Exposure on these sites sells at the low end of the spectrum, with a cost per thousand impressions in the $6 to $12 range. But Broder points out that lower price gives his sites a competitive advantage over high-profile competitors like IGN, a gaming site owned by Fox Interactive Media, or MTV.com, owned by Viacom Inc.


“Unless you have a MySpace or a YouTube, most site owners are happy to outsource all or most of their sales function, if you perform them. It’s a huge headache,” he said.


Clients sign exclusive contracts, meaning that only Gorilla Nation can sell their ad inventory. That differentiates Gorilla Nation from ad networks such as ValuClick Inc., based in Westlake Village, or New York-based 24/7 Real Media Inc. Those companies represent thousands of sites, but often handle only the remnant inventory that the site’s sales force can’t sell.


Ad networks also don’t have the site-specific expertise to create a marketing program across sites the way Gorilla can. For last summer’s movie “Snakes on a Plane,” Gorilla created a site called “Snakes on a Babe,” where visitors made snakes disappear to reveal a naked woman. But on the last click a snake bites them and the screen jumps to the film’s Web site. By promoting “Babe” across its movie and horror pages, Gorilla Nation pushed more than 300,000 visitors to the movie’s site.

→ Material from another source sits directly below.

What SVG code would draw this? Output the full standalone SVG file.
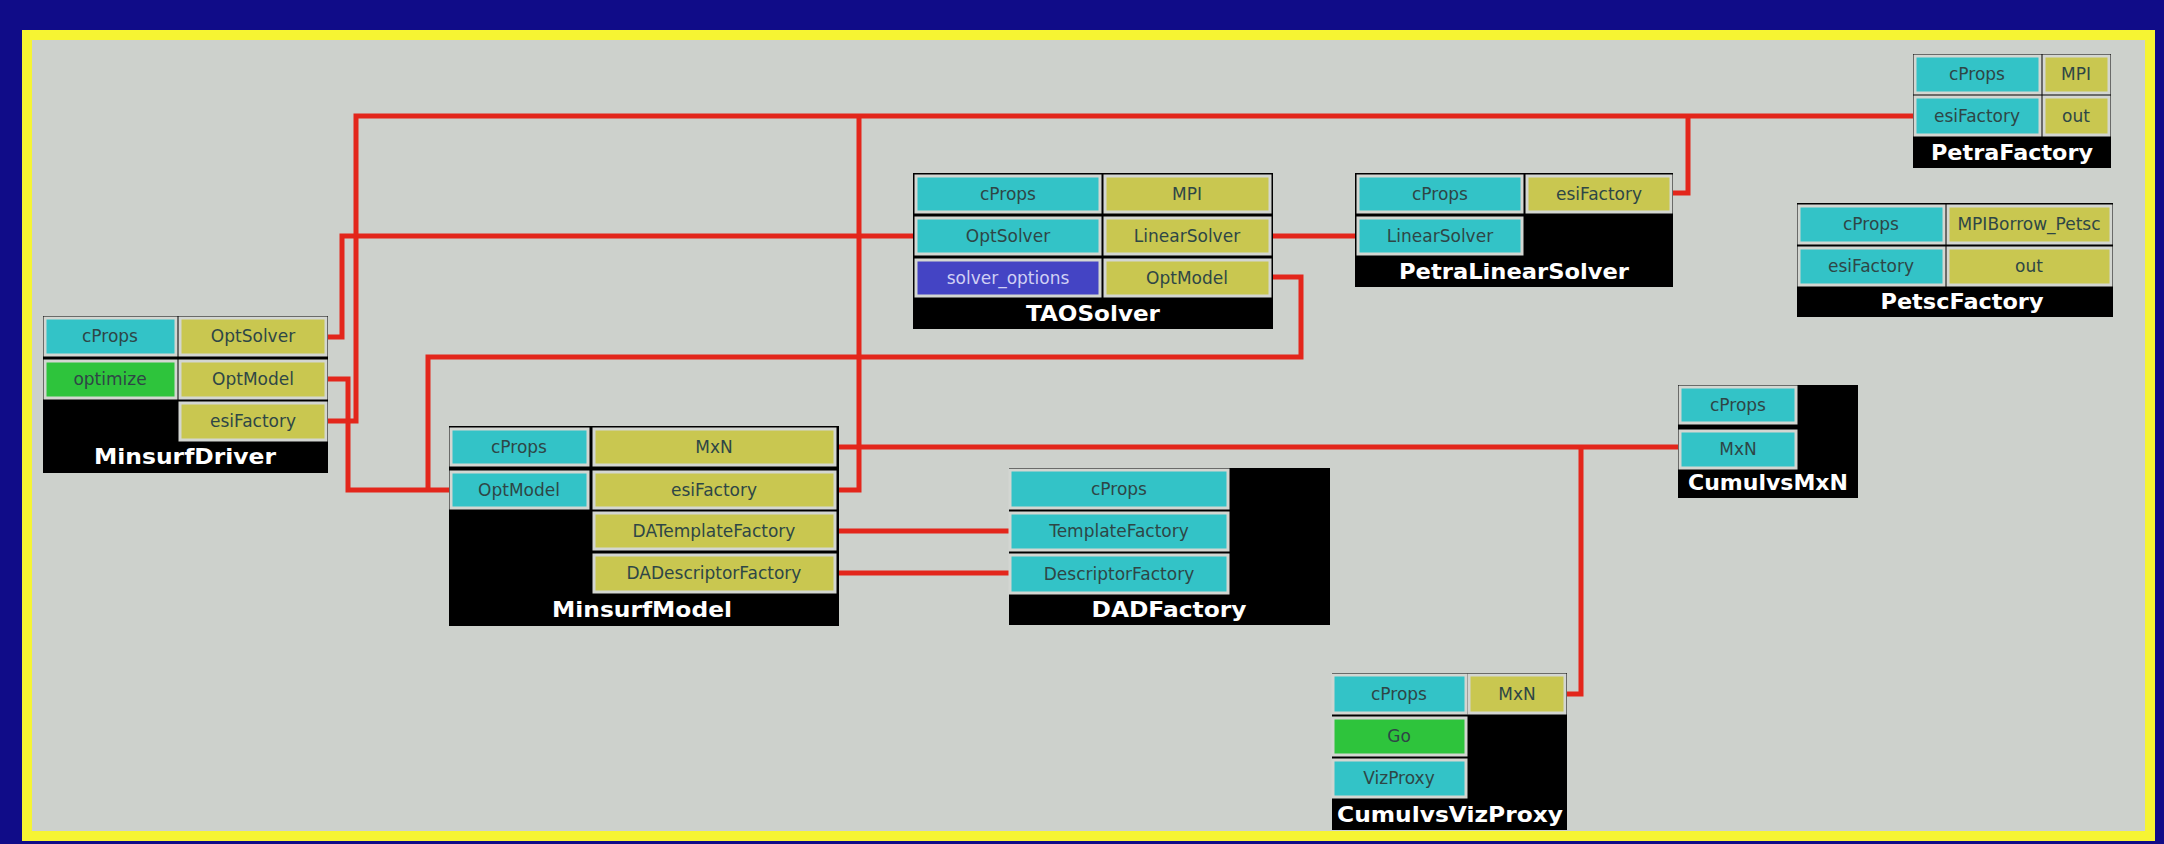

Erin Foxworthy, associate media director at online agency Palisades Interactive, likes how Gorilla Nation lets advertisers “cherry pick” sites for a campaign, an uncommon practice among ad networks. The company also supplies site-by-site statistical feedback on ad runs. “We use Gorilla Nation for almost all genres, even Academy Award promotions, but certainly horror, teen, and men’s action movies,” said Foxworthy.


Local advertisers who want to push a product can buy aggregated exposure, too. “We have the ability to target geographically to Southern California only,” said Broder. “Local content, such as newspapers, may be a good starting point in some instances, but it should be supplemented with buying geo-targeted inventory on broader content sites.”



Selling to MTV

Besides repping sites, Gorilla Nation occasionally buys sites with high growth potential. Last month it sold its first property by dealing Quizilla, a user-generated site for teen authors, to MTV. Quizilla ranked as one of the top five destinations for female teens with 3.1 million unique monthly visitors, according to ComScore Media Metrix. Financial details of the transaction were not disclosed.


“We were just responding to market demand,” said Broder. “As the market continues to demand from us additional unique reach in the entertainment and lifestyle categories, we will acquire properties in those sectors.”


On the repping side, the company tracks changes in Web traffic and signs up clients accordingly. In the last year, it has expanded into health and food sites that cater to women. In L.A., in has moved aggressively into the celebrity blog sector, signing up nine of the top sites with a combined audience of 22.8 million unique visitors and 49.1 million page-views. Aside from TMZ.com (owned by Time Warner Inc.), Gorilla Nation practically owns the celeb gossip space online.


“It’s a good example of a category that didn’t exist a year ago. We reacted by corralling a critical number of the sites into one source and then selling that to brand advertisers,” Broder commented.


While Gorilla has mastered the follow-the-market technique, it has prospered because that market has skyrocketed in recent years, a trend that won’t last forever.


Dominique Hanssens, professor of marketing at UCLA Anderson School of Management, believes Internet advertising is in a phase of exponential growth. He predicts that before the market really sours, positive growth will decelerate. “As soon as you see that, saturation is impending. Step one is to look for that point and then figure out how to react in time,” he warned.


Broder acknowledges the good times won’t last forever. He anticipates that in the next few years “the marketplace will consolidate over time and the winners will be the companies that are able to have a differentiated and superior product.”


Hanssens also points out the tough sell of exclusive broker contracts with Web sites, but he likes Gorilla’s performance-based implementation, which he calls “a wave of the future.”